Talking Tax Forms Transform Tax Prep For The Blind

One doesn't often get a chance to apply the terms "innovative" and "cutting-edge" to the Internal Revenue Service, an agency that is regularly struggling to upgrade its computer and telephone answering systems to keep up with the demand for services.

But those terms fit the bill this week as the IRS announces plans to offer online tax forms that work with screen-reading software to provide "talking" tax forms for use by visually impaired taxpayers.

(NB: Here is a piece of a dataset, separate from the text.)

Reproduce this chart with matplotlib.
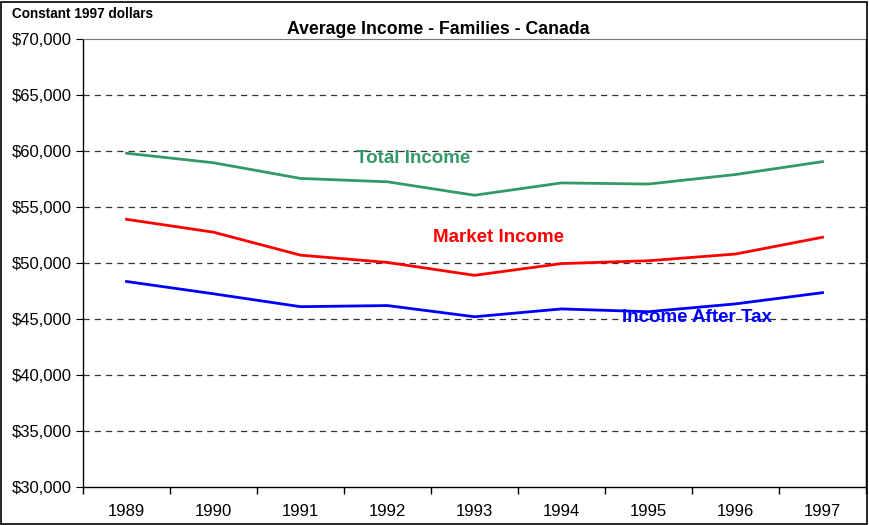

Traditionally, tax forms available on the Internet are provided in a Portable Document Format, otherwise known as PDF, which frustrates most screen-reading software that reads the image as a picture rather than a text file. The IRS, in cooperation with Plexus Scientific Corp. and Adobe, has developed a talking reader that picks up on tags placed in the data fields of a PDF document and then produces a spoken word version. The software pauses while the user can either type or use voice recognition software to enter information in the data field.

The new tax forms are "important because blind people want to be independent," said Michael Moore, chief of alternative media at the IRS. "What blind people are striving for is equal access." Mr. Moore is legally blind.

Expectations are for the 50 most common tax forms to be available in the new format for the coming tax season. The IRS will spend $2,000 for each form that is converted.